I think the fear of change is a normal human experience for most of us. When we face something uncertain or unknown, we get scared. This happens even though the world is always changing. You would think we would understand this, but we don’t, and so we feel afraid.

I think because of this, we hold on to our ideas and way of thinking. It is very hard for people to question how they think the world is. Really imagining something that goes against our preconceptions seems completely alien and strange. Most of us never do it. This makes us ignore information that goes against what we believe. This is very hard to overcome. Not only do we think that our ideas are the best ideas, we think they are the ONLY ideas.

I must confess the recent presidential election in Mexico was like that for me. As the time approached for the voting to begin, the reality of what was going to happen felt scary. Even though I am not a member of any political party, I agree with certain political ideas more than others. The choice expressed by most Mexican voters was not what I prefer. In many ways, it seemed opposite to my preference.

Something very interesting happens when finally, something you had been afraid of takes place: you realize that it is not like you imagined, and you also realize that you are fine. You survived “the bad thing” and you are pretty much the same person you were the day before. This is liberating and comforting.

During the weeks following the election I have gradually adapted to the idea of this new administration, and how it is different from what I would have preferred. Something has happened that I didn’t imagine: I see new opportunities and options, I have hope that maybe something will be better, or that even many things could be better. I also recognize that things could get worse, but I will wait and see.

I have always referred to Mexico as “my country”, “my Mexico”. But there are over 120 million of us, and we all share this country. Ideally, we all work together to make it better. Under our current political system, the majority’s choice is the choice that we are all going to experience as it plays out. The only way to escape that would be to stop being Mexican, or to isolate myself from Mexico, both things I don’t want.

From birth I have been part of a very small group of very privileged people. I belong to the subset of Mexicans who has access to the most resources and opportunity, and the best education. This has benefits but also disadvantages. A great disadvantage is that I can’t really imagine what it is like for most Mexicans who have a life very different to mine. I can try very hard to imagine what it’s like, but I will never really know.

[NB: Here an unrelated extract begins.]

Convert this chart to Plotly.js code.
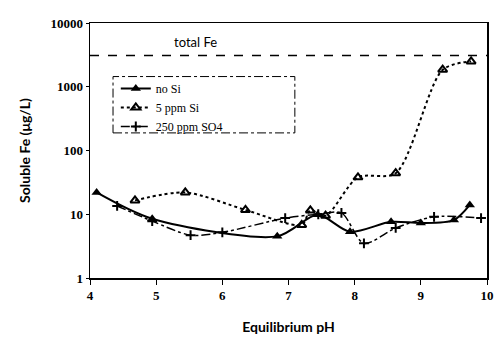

Recognizing this has helped me understand, a little better, why so many Mexicans have chosen the way they have. I can start to imagine why they think this is a good idea. Even better, I can see how maybe my perspective is incomplete, causing my conclusions to be mistaken. This is why I feel hope and calm.

This experience has been a type of re-birth for me. Maybe I am wrong about what I think is going to happen with this new administration. Maybe I am very wrong and things are going to be great. In a way it doesn’t matter because I am sure of this: things are never the way we imagine them. I am excited about what I will learn from this experience. Whatever happens, it is something I can grow from, it is something I can use to become a better person.